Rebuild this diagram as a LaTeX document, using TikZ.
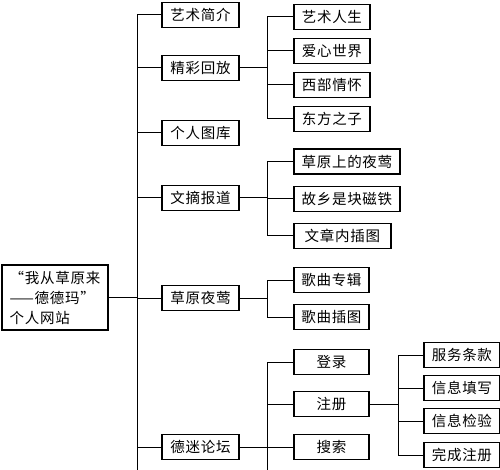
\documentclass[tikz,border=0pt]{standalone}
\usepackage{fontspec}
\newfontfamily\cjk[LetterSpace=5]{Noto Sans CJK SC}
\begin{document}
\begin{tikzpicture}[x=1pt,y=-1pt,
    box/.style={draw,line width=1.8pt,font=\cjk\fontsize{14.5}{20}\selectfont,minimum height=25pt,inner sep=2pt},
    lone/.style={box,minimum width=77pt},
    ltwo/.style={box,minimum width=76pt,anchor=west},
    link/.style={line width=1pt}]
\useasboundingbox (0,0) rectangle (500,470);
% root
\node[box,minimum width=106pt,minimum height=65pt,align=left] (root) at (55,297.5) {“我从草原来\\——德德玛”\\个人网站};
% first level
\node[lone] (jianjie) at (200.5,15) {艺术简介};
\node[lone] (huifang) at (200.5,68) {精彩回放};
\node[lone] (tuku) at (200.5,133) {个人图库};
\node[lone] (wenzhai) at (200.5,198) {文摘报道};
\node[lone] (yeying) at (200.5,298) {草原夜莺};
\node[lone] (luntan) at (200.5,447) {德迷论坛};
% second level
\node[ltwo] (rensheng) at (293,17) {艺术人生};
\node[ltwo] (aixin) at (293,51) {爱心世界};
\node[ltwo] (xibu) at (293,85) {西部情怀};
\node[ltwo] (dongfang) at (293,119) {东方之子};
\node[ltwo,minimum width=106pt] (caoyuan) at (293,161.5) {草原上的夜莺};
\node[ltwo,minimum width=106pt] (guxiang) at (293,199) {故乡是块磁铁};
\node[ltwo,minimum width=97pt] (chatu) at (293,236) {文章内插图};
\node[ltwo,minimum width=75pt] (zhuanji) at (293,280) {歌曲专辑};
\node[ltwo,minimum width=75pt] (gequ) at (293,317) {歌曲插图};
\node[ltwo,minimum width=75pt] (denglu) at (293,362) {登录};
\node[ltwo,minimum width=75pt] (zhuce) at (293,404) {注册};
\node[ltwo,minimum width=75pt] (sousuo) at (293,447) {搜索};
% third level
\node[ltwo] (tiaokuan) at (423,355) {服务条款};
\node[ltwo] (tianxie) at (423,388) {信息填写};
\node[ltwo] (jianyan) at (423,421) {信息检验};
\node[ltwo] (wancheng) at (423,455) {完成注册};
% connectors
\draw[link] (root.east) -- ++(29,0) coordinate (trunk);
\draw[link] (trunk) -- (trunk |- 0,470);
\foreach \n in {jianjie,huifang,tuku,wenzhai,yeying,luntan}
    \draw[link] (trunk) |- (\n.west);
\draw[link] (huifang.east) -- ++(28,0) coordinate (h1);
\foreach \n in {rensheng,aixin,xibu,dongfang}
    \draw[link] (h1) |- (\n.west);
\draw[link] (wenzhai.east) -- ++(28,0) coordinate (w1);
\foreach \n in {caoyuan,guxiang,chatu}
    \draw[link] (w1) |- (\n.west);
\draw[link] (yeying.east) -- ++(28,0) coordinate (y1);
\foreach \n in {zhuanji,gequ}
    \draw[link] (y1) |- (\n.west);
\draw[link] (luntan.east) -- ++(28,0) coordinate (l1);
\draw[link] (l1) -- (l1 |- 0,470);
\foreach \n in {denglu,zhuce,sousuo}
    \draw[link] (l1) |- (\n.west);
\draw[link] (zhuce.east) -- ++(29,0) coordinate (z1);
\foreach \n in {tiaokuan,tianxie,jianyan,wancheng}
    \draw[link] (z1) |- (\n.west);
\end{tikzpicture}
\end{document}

Set problem: Copy every line of the data exactly as written, excluding the pictures.

Solution to this exercise:
Rebuild this diagram as a LaTeX document, using TikZ.
\documentclass[tikz,border=0pt]{standalone}
\usepackage{fontspec}
\newfontfamily\cjk[LetterSpace=5]{Noto Sans CJK SC}
\begin{document}
\begin{tikzpicture}[x=1pt,y=-1pt,
    box/.style={draw,line width=1.8pt,font=\cjk\fontsize{14.5}{20}\selectfont,minimum height=25pt,inner sep=2pt},
    lone/.style={box,minimum width=77pt},
    ltwo/.style={box,minimum width=76pt,anchor=west},
    link/.style={line width=1pt}]
\useasboundingbox (0,0) rectangle (500,470);
% root
\node[box,minimum width=106pt,minimum height=65pt,align=left] (root) at (55,297.5) {“我从草原来\\——德德玛”\\个人网站};
% first level
\node[lone] (jianjie) at (200.5,15) {艺术简介};
\node[lone] (huifang) at (200.5,68) {精彩回放};
\node[lone] (tuku) at (200.5,133) {个人图库};
\node[lone] (wenzhai) at (200.5,198) {文摘报道};
\node[lone] (yeying) at (200.5,298) {草原夜莺};
\node[lone] (luntan) at (200.5,447) {德迷论坛};
% second level
\node[ltwo] (rensheng) at (293,17) {艺术人生};
\node[ltwo] (aixin) at (293,51) {爱心世界};
\node[ltwo] (xibu) at (293,85) {西部情怀};
\node[ltwo] (dongfang) at (293,119) {东方之子};
\node[ltwo,minimum width=106pt] (caoyuan) at (293,161.5) {草原上的夜莺};
\node[ltwo,minimum width=106pt] (guxiang) at (293,199) {故乡是块磁铁};
\node[ltwo,minimum width=97pt] (chatu) at (293,236) {文章内插图};
\node[ltwo,minimum width=75pt] (zhuanji) at (293,280) {歌曲专辑};
\node[ltwo,minimum width=75pt] (gequ) at (293,317) {歌曲插图};
\node[ltwo,minimum width=75pt] (denglu) at (293,362) {登录};
\node[ltwo,minimum width=75pt] (zhuce) at (293,404) {注册};
\node[ltwo,minimum width=75pt] (sousuo) at (293,447) {搜索};
% third level
\node[ltwo] (tiaokuan) at (423,355) {服务条款};
\node[ltwo] (tianxie) at (423,388) {信息填写};
\node[ltwo] (jianyan) at (423,421) {信息检验};
\node[ltwo] (wancheng) at (423,455) {完成注册};
% connectors
\draw[link] (root.east) -- ++(29,0) coordinate (trunk);
\draw[link] (trunk) -- (trunk |- 0,470);
\foreach \n in {jianjie,huifang,tuku,wenzhai,yeying,luntan}
    \draw[link] (trunk) |- (\n.west);
\draw[link] (huifang.east) -- ++(28,0) coordinate (h1);
\foreach \n in {rensheng,aixin,xibu,dongfang}
    \draw[link] (h1) |- (\n.west);
\draw[link] (wenzhai.east) -- ++(28,0) coordinate (w1);
\foreach \n in {caoyuan,guxiang,chatu}
    \draw[link] (w1) |- (\n.west);
\draw[link] (yeying.east) -- ++(28,0) coordinate (y1);
\foreach \n in {zhuanji,gequ}
    \draw[link] (y1) |- (\n.west);
\draw[link] (luntan.east) -- ++(28,0) coordinate (l1);
\draw[link] (l1) -- (l1 |- 0,470);
\foreach \n in {denglu,zhuce,sousuo}
    \draw[link] (l1) |- (\n.west);
\draw[link] (zhuce.east) -- ++(29,0) coordinate (z1);
\foreach \n in {tiaokuan,tianxie,jianyan,wancheng}
    \draw[link] (z1) |- (\n.west);
\end{tikzpicture}
\end{document}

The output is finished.